This invention relates to control apparatus for controlling the operation of an air compressor, in a system driven by the compressor, to avoid stall or surge and to improve efficiency. Surge, surging or stall in an air compressor-driven system is an unstable condition that may occur when, for example, the flow rate of the air through the compressor drops below a given minimum. It is an oscillation or the onset of oscillation in which the flow rate increases and decreases alternately, and the air flow may even reverse its direction through the compressor. Surging causes excessive vibrations and noise, and may cause permanent damage to the air compressor.
In order to control surge, it is first necessary to understand what causes surge. FIG. 1 in the drawings is a plot of pressure versus flow (Q) for the source (air compressor) and the load (pipes and tank system). It is well known that if the slope of the source is less than the slope of the load, the system will be stable. Thus, it would be well to design a compressor whose slope on the pressure vs. flow plot is always negative and then, because a passive load always has its slope greater than zero, the slope of the source will always be less than the slope of the load. FIG. 2 shows a plot of pressure versus flow for a compressor at various speeds (N) of the compressor. The line A intersects the pressure-flow curves for various speeds. If the flow in the system is measured and the speed is then changed to always remain on line A, the compressor characteristic will always have a slope which is negative. Only flow need be measured because the P versus Q curves for various speeds are known and it is only necessary to set the speed for the flow desired. This is shown in FIG. 3. As the load requires a different operating point, the value of "b" shown in FIG. 3 will be matched to the load.

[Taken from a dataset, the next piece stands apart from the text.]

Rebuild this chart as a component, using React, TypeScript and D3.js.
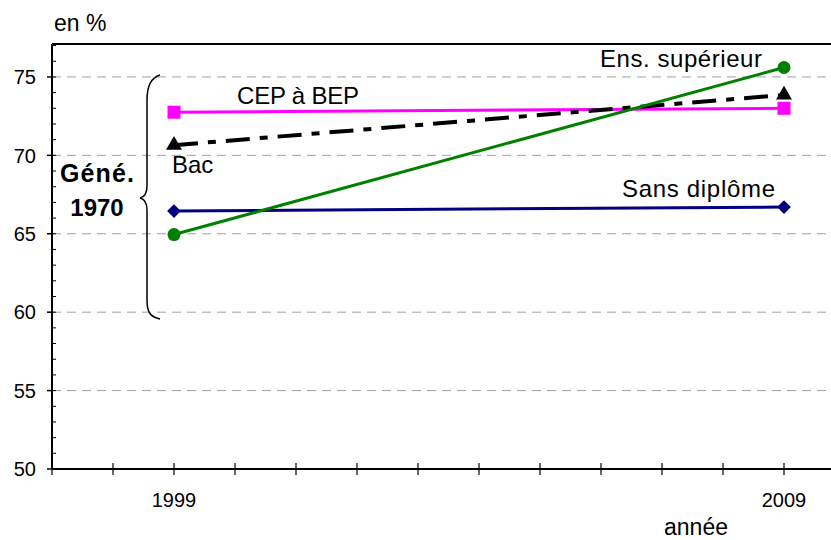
import React from "react";
import * as d3 from "d3";

const years = [1999, 2009];
const sansDiplome = [66.45, 66.7];
const cepBep = [72.75, 73.0];
const bac = [70.65, 73.85];
const ensSup = [64.95, 75.6];
const yMajorTicks = [50, 55, 60, 65, 70, 75];
const xLabelYears = [1999, 2009];

const W = 831, H = 540;
const left = 52, top = 44, bottom = 469;

export default function App() {
  const x = d3.scaleLinear().domain([1997, 2009]).range([left, 784]);
  const y = d3.scaleLinear().domain([50, 77.1]).range([bottom, top]);
  const line = d3.line<[number, number]>().x(d => x(d[0])).y(d => y(d[1]));
  const pts = (vals: number[]) => years.map((yr, i) => [yr, vals[i]] as [number, number]);
  const minorY = d3.range(50, 78, 1);
  const xTicks = d3.range(1997, 2011, 1);
  const font = "Arial, 'Liberation Sans', sans-serif";
  const sym = (type: d3.SymbolType, size: number) => d3.symbol().type(type).size(size)() as string;

  return (
    <svg width={W} height={H} style={{ position: "absolute", left: 0, top: 0, background: "#fff" }} fontFamily={font}>
      {/* gridlines */}
      {yMajorTicks.filter(v => v > 50).map(v => (
        <line key={"g" + v} x1={left} x2={W} y1={y(v)} y2={y(v)} stroke="#a0a0a0" strokeWidth={1} strokeDasharray="9,6" />
      ))}
      {/* top border */}
      <line x1={left} x2={W} y1={top} y2={top} stroke="#000" strokeWidth={2} />
      {/* y axis */}
      <line x1={left} x2={left} y1={top} y2={bottom} stroke="#000" strokeWidth={2} />
      {minorY.map(v => (
        <line key={"m" + v} x1={left} x2={left + 4} y1={y(v)} y2={y(v)} stroke="#000" strokeWidth={1} />
      ))}
      {yMajorTicks.map(v => (
        <g key={"t" + v}>
          <line x1={left - 5} x2={left} y1={y(v)} y2={y(v)} stroke="#000" strokeWidth={1.5} />
          <text x={36} y={y(v)} dy="0.36em" textAnchor="end" fontSize={20}>{v}</text>
        </g>
      ))}
      {/* x axis */}
      <line x1={left} x2={W} y1={bottom} y2={bottom} stroke="#000" strokeWidth={2} />
      {xTicks.map(v => (
        <line key={"x" + v} x1={x(v)} x2={x(v)} y1={bottom - 6} y2={bottom + 6} stroke="#000" strokeWidth={1.2} />
      ))}
      {xLabelYears.map(v => (
        <text key={"xl" + v} x={x(v)} y={507} textAnchor="middle" fontSize={20}>{v}</text>
      ))}
      <text x={696} y={535} textAnchor="middle" fontSize={23}>année</text>
      <text x={54} y={31} fontSize={23}>en %</text>

      {/* series */}
      <path d={line(pts(sansDiplome)) as string} fill="none" stroke="#000080" strokeWidth={3} />
      <path d={line(pts(cepBep)) as string} fill="none" stroke="#ff00ff" strokeWidth={3} />
      <path d={line(pts(bac)) as string} fill="none" stroke="#000" strokeWidth={4} strokeDasharray="24,10,8,10" />
      <path d={line(pts(ensSup)) as string} fill="none" stroke="#008000" strokeWidth={3} />

      {pts(sansDiplome).map((p, i) => (
        <path key={"sd" + i} d={sym(d3.symbolDiamond2, 120)} transform={`translate(${x(p[0])},${y(p[1])})`} fill="#000080" />
      ))}
      {pts(cepBep).map((p, i) => (
        <rect key={"cb" + i} x={x(p[0]) - 6.5} y={y(p[1]) - 6.5} width={13} height={13} fill="#ff00ff" />
      ))}
      {pts(bac).map((p, i) => (
        <path key={"bc" + i} d={sym(d3.symbolTriangle, 110)} transform={`translate(${x(p[0])},${y(p[1])})`} fill="#000" />
      ))}
      {pts(ensSup).map((p, i) => (
        <circle key={"es" + i} cx={x(p[0])} cy={y(p[1])} r={6.5} fill="#008000" />
      ))}

      {/* labels */}
      <text x={237} y={104} fontSize={24} textLength={122} lengthAdjust="spacing">CEP à BEP</text>
      <text x={172} y={173} fontSize={24}>Bac</text>
      <text x={600} y={67} fontSize={24} textLength={162} lengthAdjust="spacing">Ens. supérieur</text>
      <text x={622} y={197} fontSize={24} textLength={153} lengthAdjust="spacing">Sans diplôme</text>
      <text x={60} y={182} fontSize={25} fontWeight="bold" textLength={74} lengthAdjust="spacing">Géné.</text>
      <text x={97} y={216} textAnchor="middle" fontSize={24} fontWeight="bold">1970</text>

      {/* brace */}
      <path d="M160,75 C150,78 147,88 147,100 L147,186 C147,194 144,197 140,198 C144,199 147,203 147,210 L147,300 C147,312 150,317 160,319" fill="none" stroke="#000" strokeWidth={1.5} />
    </svg>
  );
}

It has thus been described how the compressor curves can be made to always have a negative slope. It is, however, only necessary to have an effective negative slope dynamically, and statically the old characteristics will remain. FIG. 4 shows the compressor characteristic for various speeds. Line S is known as the surge line and connects all of the maxima from the compressor characteristic for the different speeds. The "surge region" is that area to the left of the surge line S and the "non-surge region" is the area to the right. Point O is an operating point within the surge region. By dynamically controlling the speed of the compressor, a negative slope of the pressure versus flow of the compressor about the operating point O can be maintained. Note that the system can be operated stably in what is normally known as the surge region without any accessory system loading means. It will be shown that such a negative slope is always maintained in the system of the present invention and thus the system can actually operate within the surge region and stability will always occur and no surging will take place.
The present invention may be applied to any system having a variable load which is driven by an air compressor, such as a turbine, pump, fan, jackhammer, electric generator, jet engine, etc. It is particularly useful when incorporated in an electric power generating system having a turbine-driven generator and a turbine-driven air compressor and will be described in that environment.
Unfortunately, all of the previous attempts to avoid surge have substantially lessened the efficiency of the air compressor. For example, in one prior control arrangement, when the possibility of surging exists guide vanes at the compressor inlet (usually called prerotation vanes or PRV) are adjusted to throttle the input flow to introduce drag or resistance in an amount sufficient to prevent surging. This changes the load characteristic of the system such that over the desired operating range the net system impedance has a positive resistance. In another control scheme, when a surging condition is approached, gas is bypassed from the compressor discharge to the inlet or is merely passed through a blow-off line. In effect, an additional load is placed on the system such that the impedance of the total system exhibits a net positive resistive component. These prior solutions to the surge problem employ passive and inefficient mechanical mechanisms that dissipate considerable energy. The surge prevention arrangement of the present invention, on the other hand, constitutes a significant improvement over the systems developed heretofore since essentially no energy is needed to keep the air compressor-driven system out of surge. Moreover, additional economies are realized in that the construction of the air compressor may be simplified considerably from that which is usually required.